The talk, so full of personal and dangerous memories of those eventful days through to the end of the war, ended with a sad but true story. Germany had transferred thousands of Russians to their own country to work as slave labour, men who were denounced as traitors by their own government, and who knew that return to Russia would certainly mean going to their deaths. These Russians were determined to fight to stay away from Russia, but under a hush - hush Allied - Soviet agreement it was the sorry duty of the occupying powers to round up these Russians and to send them home.

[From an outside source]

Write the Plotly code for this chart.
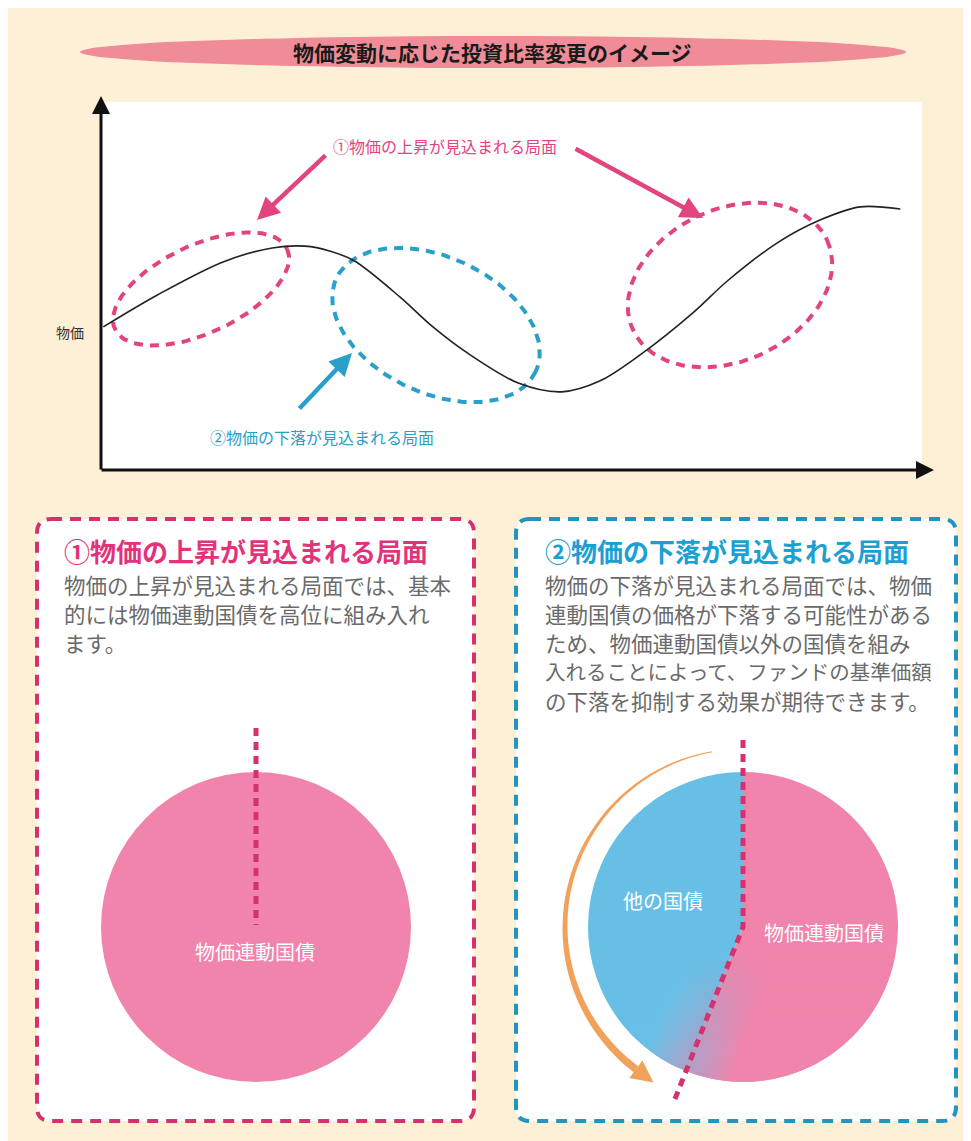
import base64
import numpy as np
import plotly.graph_objects as go

W, H = 971, 1141
OFF = 8  # page body margin in the photographed window
FONT = "Noto Sans CJK JP, Noto Sans CJK SC, sans-serif"

# ---------------- data ----------------
time_pts = [0.4, 7, 15, 21, 25, 28, 31, 36.6, 40.6, 44.8, 51, 56.3, 61, 66.2, 72.3, 76.5, 82.6, 87.8, 92.7, 97.6]
price_pts = [39, 47.7, 56.7, 60.5, 61, 59.7, 57, 47.1, 39, 31.9, 23.7, 21.3, 24.3, 31.9, 42.8, 51.5, 61.9, 68.1, 71.7, 71.1]

left_labels = ["物価連動国債"]
left_values = [100]
right_labels = ["物価連動国債", "他の国債"]
right_values = [56, 44]

title_text = "物価変動に応じた投資比率変更のイメージ"
y_label = "物価"
rise_label = "①物価の上昇が見込まれる局面"
fall_label = "②物価の下落が見込まれる局面"
left_heading = "①物価の上昇が見込まれる局面"
left_body = ["物価の上昇が見込まれる局面では、基本",
             "的には物価連動国債を高位に組み入れ",
             "ます。"]
right_heading = "②物価の下落が見込まれる局面"
right_body = ["物価の下落が見込まれる局面では、物価",
              "連動国債の価格が下落する可能性がある",
              "ため、物価連動国債以外の国債を組み",
              "入れることによって、ファンドの基準価額",
              "の下落を抑制する効果が期待できます。"]

# ---------------- colours ----------------
CREAM = "#FDF0D6"
PINK = "#E2447F"
PINK_DARK = "#D6306E"
BLUE = "#2A9FC9"
PIE_PINK = "#F084AC"
PIE_BLUE = "#68BFE6"
ORANGE = "#F0A25A"
GRAY = "#6A6A6A"

fig = go.Figure()

# ---------------- helpers (decoration geometry, screen pixels) ----------------
def ellipse(cx, cy, a, b, phi_deg, n=200):
    t = np.linspace(0, 2 * np.pi, n)
    p = np.radians(phi_deg)
    x = cx + a * np.cos(t) * np.cos(p) - b * np.sin(t) * np.sin(p)
    y = cy + a * np.cos(t) * np.sin(p) + b * np.sin(t) * np.cos(p)
    return x, y

def rrect(x0, y0, x1, y1, r):
    return (f"M{x0+r},{y0} L{x1-r},{y0} Q{x1},{y0} {x1},{y0+r} "
            f"L{x1},{y1-r} Q{x1},{y1} {x1-r},{y1} L{x0+r},{y1} "
            f"Q{x0},{y1} {x0},{y1-r} L{x0},{y0+r} Q{x0},{y0} {x0+r},{y0} Z")

def px_x(sx):  # screen x -> paper fraction
    return (sx - OFF) / W

def px_y(sy):  # screen y -> paper fraction
    return (H - (sy - OFF)) / H

shapes = []
# title ellipse
shapes.append(dict(type="circle", xref="x", yref="y", x0=80, x1=906, y0=36, y1=68,
                   fillcolor="#EF8C97", line=dict(width=0), layer="below"))
# chart white area
shapes.append(dict(type="rect", xref="x", yref="y", x0=101, x1=922, y0=102, y1=469,
                   fillcolor="white", line=dict(width=0), layer="below"))
# lower boxes
shapes.append(dict(type="path", xref="x", yref="y", path=rrect(37, 519, 474, 1121, 14),
                   fillcolor="white", line=dict(color=PINK_DARK, width=4, dash="11px,8px"),
                   layer="below"))
shapes.append(dict(type="path", xref="x", yref="y", path=rrect(516, 519, 956, 1121, 14),
                   fillcolor="white", line=dict(color="#2294BE", width=4, dash="11px,8px"),
                   layer="below"))

# ---------------- price curve ----------------
fig.add_trace(go.Scatter(x=time_pts, y=price_pts, xaxis="x2", yaxis="y2", mode="lines",
                         line=dict(color="#222222", width=1.6, shape="spline", smoothing=0.9),
                         hoverinfo="skip", showlegend=False))

# dashed ellipses
for (cx, cy, a, b, phi, col) in [(201, 289, 95, 44, -25, PINK),
                                 (436, 325, 110, 68, 25, BLUE),
                                 (730, 285, 107, 76, -25, PINK)]:
    ex, ey = ellipse(cx, cy, a, b, phi)
    fig.add_trace(go.Scatter(x=ex, y=ey, mode="lines",
                             line=dict(color=col, width=4, dash="9px,7px"),
                             hoverinfo="skip", showlegend=False))

# ---------------- pies ----------------
def dom(cx, cy, r):
    return dict(x=[px_x(cx - r), px_x(cx + r)], y=[px_y(cy + r), px_y(cy - r)])

LCX, LCY, RCX, RCY, PR = 256, 927, 743, 927, 155
fig.add_trace(go.Pie(labels=left_labels, values=left_values, domain=dom(LCX, LCY, PR),
                     marker=dict(colors=[PIE_PINK], line=dict(width=0)), textinfo="none",
                     sort=False, hoverinfo="skip", showlegend=False))
fig.add_trace(go.Pie(labels=right_labels, values=right_values, domain=dom(RCX, RCY, PR),
                     marker=dict(colors=[PIE_PINK, PIE_BLUE], line=dict(width=0)),
                     textinfo="none", sort=False, direction="counterclockwise",
                     hoverinfo="skip", showlegend=False))

# boundary angle of the "other bonds" slice (from 12 o'clock, counterclockwise)
ang = np.radians(90 + 360 * right_values[1] / sum(right_values))
dx, dy = np.cos(ang), -np.sin(ang)  # screen direction of lower boundary

# soft blue->pink blend along the lower boundary (image overlay)
S = 2 * PR
mx, my = PR + dx * 100, PR + dy * 100
perp = np.array([-dy, dx]) if (-dy) > 0 else np.array([dy, -dx])
g1 = (mx - perp[0] * 45, my - perp[1] * 45)
g2 = (mx + perp[0] * 45, my + perp[1] * 45)
svg = (f'<svg xmlns="http://www.w3.org/2000/svg" width="{S}" height="{S}" viewBox="0 0 {S} {S}">'
       f'<defs><clipPath id="c"><circle cx="{PR}" cy="{PR}" r="{PR}"/></clipPath>'
       f'<linearGradient id="g" gradientUnits="userSpaceOnUse" x1="{g1[0]:.1f}" y1="{g1[1]:.1f}" '
       f'x2="{g2[0]:.1f}" y2="{g2[1]:.1f}"><stop offset="0" stop-color="{PIE_BLUE}"/>'
       f'<stop offset="1" stop-color="{PIE_PINK}"/></linearGradient>'
       f'<linearGradient id="v" x1="0" y1="0" x2="0" y2="1">'
       f'<stop offset="0.58" stop-color="white" stop-opacity="0"/>'
       f'<stop offset="0.92" stop-color="white" stop-opacity="1"/></linearGradient>'
       f'<mask id="m"><rect width="{S}" height="{S}" fill="url(#v)"/></mask></defs>'
       f'<g mask="url(#m)"><rect width="{S}" height="{S}" fill="url(#g)" clip-path="url(#c)"/></g>'
       f'</svg>')
img_src = "data:image/svg+xml;base64," + base64.b64encode(svg.encode()).decode()
images = [dict(source=img_src, xref="paper", yref="paper", x=px_x(RCX - PR), y=px_y(RCY - PR),
               sizex=S / W, sizey=S / H, xanchor="left", yanchor="top", sizing="stretch",
               layer="above")]

# pie divider dashed lines (above pies)
shapes.append(dict(type="line", xref="x", yref="y", x0=LCX, x1=LCX, y0=728, y1=925,
                   line=dict(color=PINK_DARK, width=5, dash="8px,6px"), layer="above"))
bx, by = RCX + 190 * dx, RCY + 190 * dy
shapes.append(dict(type="path", xref="x", yref="y",
                   path=f"M{RCX},740 L{RCX},{RCY} L{bx:.1f},{by:.1f}",
                   line=dict(color=PINK_DARK, width=5, dash="8px,6px"), layer="above"))

# orange curved arrow
th = np.radians(np.linspace(100, 233, 80))
wdt = np.linspace(1.0, 7.5, 80) / 2
R = 178
ox_out = RCX + (R + wdt) * np.cos(th); oy_out = RCY - (R + wdt) * np.sin(th)
ox_in = RCX + (R - wdt) * np.cos(th); oy_in = RCY - (R - wdt) * np.sin(th)
pts = list(zip(ox_out, oy_out)) + list(zip(ox_in[::-1], oy_in[::-1]))
arc_path = "M" + " L".join(f"{px:.1f},{py:.1f}" for px, py in pts) + " Z"
shapes.append(dict(type="path", xref="x", yref="y", path=arc_path, fillcolor=ORANGE,
                   line=dict(width=0), layer="above"))
te = th[-1]
ex0, ey0 = RCX + R * np.cos(te), RCY - R * np.sin(te)
tx, ty = -np.sin(te), -np.cos(te)
nx, ny = -ty, tx
hw, hl = 11, 22
tri = (f"M{ex0 + nx*hw:.1f},{ey0 + ny*hw:.1f} L{ex0 + tx*hl:.1f},{ey0 + ty*hl:.1f} "
       f"L{ex0 - nx*hw:.1f},{ey0 - ny*hw:.1f} Z")
shapes.append(dict(type="path", xref="x", yref="y", path=tri, fillcolor=ORANGE,
                   line=dict(width=0), layer="above"))

# ---------------- annotations ----------------
ann = []
def text(x, y, s, size, color, bold=False, xanchor="center"):
    ann.append(dict(x=x, y=y, xref="x", yref="y", text=s, showarrow=False,
                    xanchor=xanchor, yanchor="middle",
                    font=dict(family=FONT, size=size, color=color,
                              weight="bold" if bold else "normal")))

def arrow(x, y, ax, ay, color, width, head=2, size=1.0):
    ann.append(dict(x=x, y=y, ax=ax, ay=ay, xref="x", yref="y", axref="x", ayref="y",
                    text="", showarrow=True, arrowhead=head, arrowsize=size,
                    arrowwidth=width, arrowcolor=color, standoff=0, startstandoff=0))

text(492, 52, title_text, 21, "#1A1A1A", bold=True)
arrow(101, 96, 101, 471, "#111111", 3, head=2, size=1.2)
arrow(934, 470, 100, 470, "#111111", 3, head=2, size=1.2)
text(70, 332, y_label, 14, "#333333")
text(445, 146, rise_label, 16, PINK)
text(322, 437, fall_label, 16, BLUE)
arrow(257, 220, 327, 154, PINK, 4.5, head=2, size=1.0)
arrow(703, 218, 574, 148, PINK, 4.5, head=2, size=1.0)
arrow(352, 353, 298, 410, BLUE, 4.5, head=2, size=1.0)

text(62, 550, left_heading, 26, "#E2337A", bold=True, xanchor="left")
for i, line in enumerate(left_body):
    text(62, 584 + 29 * i, line, 21.5, GRAY, xanchor="left")
text(543, 550, right_heading, 26, "#1C9FD3", bold=True, xanchor="left")
for i, line in enumerate(right_body):
    text(543, 584 + 29 * i, line, 20.5 if len(line) > 18 else 21.5, GRAY, xanchor="left")

text(255, 951, left_labels[0], 20, "white")
text(663, 900, right_labels[1], 20, "white")
text(824, 932, right_labels[0], 20, "white")

fig.update_layout(
    width=W, height=H, margin=dict(l=0, r=0, t=0, b=0),
    paper_bgcolor=CREAM, plot_bgcolor="rgba(0,0,0,0)",
    xaxis=dict(domain=[0, 1], range=[OFF, W + OFF], visible=False, fixedrange=True),
    yaxis=dict(domain=[0, 1], range=[H + OFF, OFF], visible=False, fixedrange=True),
    xaxis2=dict(domain=[px_x(100), px_x(920)], range=[0, 100], visible=False,
                fixedrange=True, anchor="y2"),
    yaxis2=dict(domain=[px_y(470), px_y(103)], range=[0, 100], visible=False,
                fixedrange=True, anchor="x2"),
    shapes=shapes, annotations=ann, images=images, showlegend=False,
)

fig.write_html("out.html")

Many men, like Frank, had survived the war but now had to risk their lives to complete this sorry duty.
There was a final irony in our speaker's story, for after surviving all that the German defence had thrown at him in the war, he went on leave to Brussels and in a bizarre accident, badly fractured his femur. After many months in hospital he was demobbed, returned to London, and as he said, caught the underground and went home. It was finally over!!
Our Vice Chairman, Bill Brady, thanked both speakers for providing the Society with a fascinating and very different evening for us all to enjoy, and a particular thank you to Frank Bullen for travelling down from Johannesburg to address us with his memories of his own war.